Written by Kate Piacentini Friday, 02 July 2010 00:00
On June 17, the Port Washington Public Library honored Martin Vogel, as he presented his photo legacy project. Marty has been a strong supporter of the library for many years, and the room was filled with people who were excited to see this project, which showcased his photography over almost 50 years.
Library Director Nancy Curtin said she was happy to sing the praises of Martin Vogel and recognize his tremendous contributions to library programming over the years. “When we decided we were going to do this, I thought, I wonder if I have enough chairs for people to honor Marty, because I know that he is loved by all, as you can see,” she said, to a full audience. She noted that Marty founded the Port Washington Camera Club with the library’s former media director 35 years ago, and the club was renamed the Photography Club of Long Island later on. More than 600 photographers have been members over the years, she said, and the club had over 200 guest speakers, critique judges, and members learning nights. “It was a very special time for the library – a burst of creativity that symbolized the library’s passion for the arts,” she said. Marty also founded the investor’s club and the genealogy seminar, and Nancy Curtin said that he currently leads a book discussion group.
Head of Adult Services Lee Fertitta also spoke about Marty, since he is an original member of one of her book discussion groups. She said, “If each picture is worth 1,000 words, then Marty has written several books.” She also described one project he did, in which he photographed everyone who worked at the library. He called the library staff “the crown jewels of Port Washington.” Ms. Fertitta said to Marty, “If we are the crown jewels, then you are the crown prince.”
Beverly Halm, representing the Friends of the Library, said that she is a friend of Marty, and also honored for him for being a big supporter of the library. She noted that the Port Washington Public Library is one of the top 85 libraries in the whole country, and supporters like Marty make it that way. She also said that he always encourages people in the community to vote yes on the library budget each year.
Marty got the idea for the photo legacy project from his son, Andrew, who said that all of his images should be made into a video. Andrew spoke at this event about his dad, and said that when his dad gets involved with something, he grabs on with both hands and does not let go. He noted that his dad has many hobbies, but that he is proudest of his dad for his photography. “Thank you for a life well framed and perfectly exposed,” he said.

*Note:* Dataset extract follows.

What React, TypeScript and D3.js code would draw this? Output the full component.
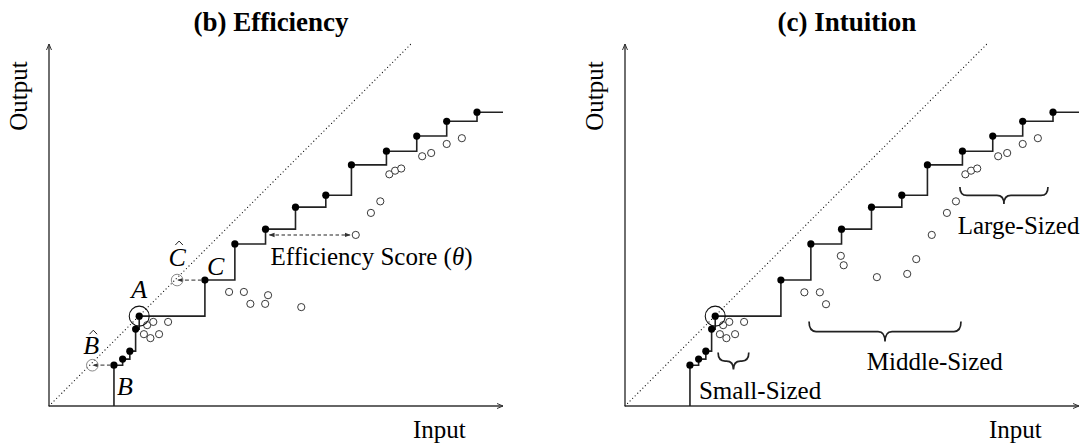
import React from "react";
import * as d3 from "d3";

// ---- data (Input / Output units) ----
const X_MAX = 12.58;
const Y_MAX = 10.03;
const DIAG_END = 10.05;

const frontierInput = [1.8, 2.04, 2.24, 2.4, 2.5, 4.32, 5.15, 6.0, 6.83, 7.67, 8.38, 9.35, 10.19, 11.02, 11.86];
const frontierOutput = [1.13, 1.3, 1.52, 2.13, 2.49, 3.49, 4.49, 4.9, 5.51, 5.84, 6.68, 7.06, 7.48, 7.89, 8.14];

const smallInput = [2.72, 2.89, 3.3, 2.63, 2.81, 3.05];
const smallOutput = [2.24, 2.33, 2.33, 1.99, 1.88, 1.99];

const largeInput = [9.43, 9.59, 9.76, 10.34, 10.59, 11.02, 11.44];
const largeOutput = [6.42, 6.52, 6.58, 6.92, 7.01, 7.26, 7.42];

const effMidInput = [4.99, 5.4, 5.58, 5.99, 6.07, 6.99, 8.5, 8.92, 9.18];
const effMidOutput = [3.16, 3.16, 2.83, 2.83, 3.07, 2.74, 4.74, 5.35, 5.67];

const intMidInput = [4.97, 5.4, 5.57, 5.98, 6.06, 6.98, 7.82, 8.07, 8.5, 8.92, 9.17];
const intMidOutput = [3.15, 3.15, 2.82, 4.16, 3.9, 3.57, 3.66, 4.07, 4.74, 5.35, 5.67];

const panelTitles = ["(b) Efficiency", "(c) Intuition"];
const axisLabels = ["Input", "Output"];

// efficiency projections
const bHat = [1.2, 1.13];
const cHat = [3.55, 3.49];
const efficientIndex = 4; // A
const bIndex = 0;
const cIndex = 5;
const scoreFromIndex = 7;
const scoreTarget = [8.5, 4.74];

// size groups (intuition panel)
const groupNames = ["Small-Sized", "Middle-Sized", "Large-Sized"];
const groupStart = [2.58, 5.1, 9.28];
const groupEnd = [3.43, 9.31, 11.72];
const groupTop = [1.48, 2.34, 6.07];
const groupLabelX = [2.05, 6.7, 9.22];
const groupLabelY = [0.19, 1.0, 4.76];

const SERIF = "'Liberation Serif', 'Times New Roman', serif";

function bracePath(x0: number, x1: number, y0: number, h: number) {
  const xm = (x0 + x1) / 2;
  const ym = y0 + h * 0.5;
  const y1 = y0 + h;
  const r = Math.min(7, (x1 - x0) / 4);
  return `M${x0},${y0} Q${x0},${ym} ${x0 + r},${ym} L${xm - r},${ym} Q${xm},${ym} ${xm},${y1} Q${xm},${ym} ${xm + r},${ym} L${x1 - r},${ym} Q${x1},${ym} ${x1},${y0}`;
}

function hatPath(cx: number, baseY: number) {
  return `M${cx - 3.8},${baseY + 4} L${cx},${baseY} L${cx + 3.8},${baseY + 4}`;
}

function Panel({ ox, idx }: { ox: number; idx: number }) {
  const x = d3.scaleLinear().domain([0, X_MAX]).range([ox, ox + 454]);
  const y = d3.scaleLinear().domain([0, Y_MAX]).range([406, 44]);
  const pts: [number, number][] = [
    [frontierInput[0], 0],
    ...frontierInput.map((v, i) => [v, frontierOutput[i]] as [number, number]),
    [X_MAX, frontierOutput[frontierOutput.length - 1]],
  ];
  const step = d3
    .line<[number, number]>()
    .x((d) => x(d[0]))
    .y((d) => y(d[1]))
    .curve(d3.curveStepAfter)(pts) as string;

  const midX = idx === 0 ? effMidInput : intMidInput;
  const midY = idx === 0 ? effMidOutput : intMidOutput;
  const hollowX = [...smallInput, ...midX, ...largeInput];
  const hollowY = [...smallOutput, ...midY, ...largeOutput];

  const ax = x(frontierInput[efficientIndex]);
  const ay = y(frontierOutput[efficientIndex]);

  return (
    <g>
      <text x={ox + 222} y={31} textAnchor="middle" fontFamily={SERIF} fontWeight="bold" fontSize={27}>
        {panelTitles[idx]}
      </text>
      {/* axes */}
      <line x1={x(0)} y1={y(0)} x2={x(X_MAX)} y2={y(0)} stroke="#333" strokeWidth={1.4} markerEnd="url(#axTip)" />
      <line x1={x(0)} y1={y(0)} x2={x(0)} y2={y(Y_MAX)} stroke="#333" strokeWidth={1.4} markerEnd="url(#axTip)" />
      <text x={ox + 364} y={438} fontFamily={SERIF} fontSize={25}>
        {axisLabels[0]}
      </text>
      <text transform={`translate(${ox - 22},96) rotate(-90)`} textAnchor="middle" fontFamily={SERIF} fontSize={25}>
        {axisLabels[1]}
      </text>
      {/* diagonal */}
      <line
        x1={x(0)}
        y1={y(0)}
        x2={x(DIAG_END)}
        y2={y(DIAG_END)}
        stroke="#222"
        strokeWidth={1.3}
        strokeDasharray="0,3.6"
        strokeLinecap="round"
      />
      {/* frontier */}
      <path d={step} fill="none" stroke="#222" strokeWidth={1.6} />
      {hollowX.map((v, i) => (
        <circle key={"h" + i} cx={x(v)} cy={y(hollowY[i])} r={3.6} fill="white" stroke="#222" strokeWidth={0.9} />
      ))}
      {frontierInput.map((v, i) => (
        <circle key={"f" + i} cx={x(v)} cy={y(frontierOutput[i])} r={3.6} fill="#000" />
      ))}
      <circle cx={ax} cy={ay} r={10} fill="none" stroke="#111" strokeWidth={1.1} />

      {idx === 0 && (
        <g>
          {/* projections */}
          <line
            x1={x(frontierInput[bIndex]) - 3}
            y1={y(frontierOutput[bIndex])}
            x2={x(bHat[0]) + 1}
            y2={y(bHat[1])}
            stroke="#555"
            strokeWidth={1.3}
            strokeDasharray="4,2.5"
            markerEnd="url(#smallTip)"
          />
          <circle cx={x(bHat[0])} cy={y(bHat[1])} r={5.8} fill="none" stroke="#888" strokeWidth={1} />
          <line
            x1={x(frontierInput[cIndex]) - 3}
            y1={y(frontierOutput[cIndex])}
            x2={x(cHat[0]) + 1}
            y2={y(cHat[1])}
            stroke="#555"
            strokeWidth={1.3}
            strokeDasharray="4,2.5"
            markerEnd="url(#smallTip)"
          />
          <circle cx={x(cHat[0])} cy={y(cHat[1])} r={5.8} fill="none" stroke="#888" strokeWidth={1} />
          {/* score arrow */}
          <line
            x1={x(frontierInput[scoreFromIndex]) + 4}
            y1={y(scoreTarget[1])}
            x2={x(scoreTarget[0]) - 6}
            y2={y(scoreTarget[1])}
            stroke="#222"
            strokeWidth={1.1}
            strokeDasharray="3.5,2.5"
            markerStart="url(#smallTipRev)"
            markerEnd="url(#smallTip)"
          />
          {/* labels */}
          <text x={ax} y={ay - 18} textAnchor="middle" fontFamily={SERIF} fontStyle="italic" fontSize={26}>
            A
          </text>
          <text
            x={x(frontierInput[cIndex]) + 2}
            y={y(frontierOutput[cIndex]) - 5}
            fontFamily={SERIF}
            fontStyle="italic"
            fontSize={26}
          >
            C
          </text>
          <text x={x(cHat[0])} y={y(cHat[1]) - 14} textAnchor="middle" fontFamily={SERIF} fontStyle="italic" fontSize={26}>
            C
          </text>
          <path d={hatPath(x(cHat[0]) + 2, y(cHat[1]) - 39)} fill="none" stroke="#222" strokeWidth={1} />
          <text x={x(bHat[0]) - 1} y={y(bHat[1]) - 11} textAnchor="middle" fontFamily={SERIF} fontStyle="italic" fontSize={26}>
            B
          </text>
          <path d={hatPath(x(bHat[0]) + 1, y(bHat[1]) - 35)} fill="none" stroke="#222" strokeWidth={1} />
          <text
            x={x(frontierInput[bIndex]) + 3}
            y={y(frontierOutput[bIndex]) + 30}
            fontFamily={SERIF}
            fontStyle="italic"
            fontSize={26}
          >
            B
          </text>
          <text
            x={x(frontierInput[scoreFromIndex]) + 5}
            y={y(scoreTarget[1]) + 30}
            fontFamily={SERIF}
            fontSize={25}
          >
            Efficiency Score (<tspan fontStyle="italic">θ</tspan>)
          </text>
        </g>
      )}

      {idx === 1 && (
        <g>
          {groupNames.map((g, i) => (
            <g key={g}>
              <path
                d={bracePath(x(groupStart[i]), x(groupEnd[i]), y(groupTop[i]), i === 1 ? 20 : 17)}
                fill="none"
                stroke="#222"
                strokeWidth={1.7}
              />
              <text x={x(groupLabelX[i])} y={y(groupLabelY[i])} fontFamily={SERIF} fontSize={25}>
                {g}
              </text>
            </g>
          ))}
        </g>
      )}
    </g>
  );
}

export default function App() {
  return (
    <svg
      width={1081}
      height={446}
      style={{ position: "absolute", left: 0, top: 0, background: "white" }}
    >
      <defs>
        <marker id="axTip" viewBox="0 0 8 8" refX="7" refY="4" markerWidth="8" markerHeight="8" markerUnits="userSpaceOnUse" orient="auto">
          <path d="M1,1.5 L7,4 L1,6.5" fill="none" stroke="#333" strokeWidth={1} />
        </marker>
        <marker id="smallTip" viewBox="0 0 6 6" refX="5" refY="3" markerWidth="6" markerHeight="6" markerUnits="userSpaceOnUse" orient="auto">
          <path d="M0,0.8 L6,3 L0,5.2 Z" fill="#333" />
        </marker>
        <marker id="smallTipRev" viewBox="0 0 6 6" refX="1" refY="3" markerWidth="6" markerHeight="6" markerUnits="userSpaceOnUse" orient="auto">
          <path d="M6,0.8 L0,3 L6,5.2 Z" fill="#333" />
        </marker>
      </defs>
      <rect width={1081} height={446} fill="white" />
      <Panel ox={49} idx={0} />
      <Panel ox={625} idx={1} />
    </svg>
  );
}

Several of Marty’s friends who had been members of the photography club also spoke of Marty’s work. One friend said that Marty does the opposite of a photographer, in that photographers focus on negatives in a dark room, while Marty lights up the room with his smile and always focuses on positives.
At the beginning of Marty’s Photo Legacy Project, he quoted Henry David Thoreau, saying, “It’s not what you look at, it’s what you see.” Marty added that, “Anything I do, I put my whole heart and soul into it.”
Marty said that he traveled a lot with his wife, Marie, and these travels with her led to his interest in photography. “The first image I remember taking of her was in the late 1960s on a cruise,” he said. “She looked so beautiful and it turned out to be a wonderful photograph.” He described the many places they traveled to and the photos he took of his wife, saying, “Photography has meant a great deal to my life. It’s added many pleasurable hours – I’ve traveled the world with my wife, and it cost me a little bit of shopping and meals, but it didn’t cost me any model fees!”
Marty also said that he became interested in photography as a way to relax, since there was a lot of stress for him when he was working in business. “Instead of going to the doctor, I found a pill that I could take, and that was photography. It was both very relaxing, enjoyable, and sociable, which fit into some of my skills and that’s how I got started,” he said.
The camera that he started with in the early 1950s was a box camera. He said that no matter what type of camera you have, it’s how you see it and how your eye captures the moment.
There have been many subjects that Marty has been interested in photographing. They include historical places, architecture, animals and nature, parades, clowns, sports, and people. He has a special interest in “Environment Portraits,” which show people in their environment, such as a person’s business or place of work. Also, he has loved photographing various events, settings, and buildings in New York City – a place that he refers to as a “photographic playground.”
Additionally, Marty has used artistic techniques with photography to create some very unique images. In the late 1960s, he said he saved every shot he took, even if it was out of focus. Eventually, he had an idea to turn these shots into abstracts, using techniques to make it like a painting or as if it was in 3-D. He also took historic photographs of Mill Pond and through Photoshop, he made it look like a French Impressionist Painting.
Marty gave advice on taking a successful photograph, describing how light is a very important factor in taking a photograph. “I’ve always favored available light photography, because I thought it was a more natural setting and I only use flash in an emergency.” He said that the most important thing about taking a beautiful photograph, though, is to remember: “It’s here in your brain, it’s here in your eye, it’s here in your heart.”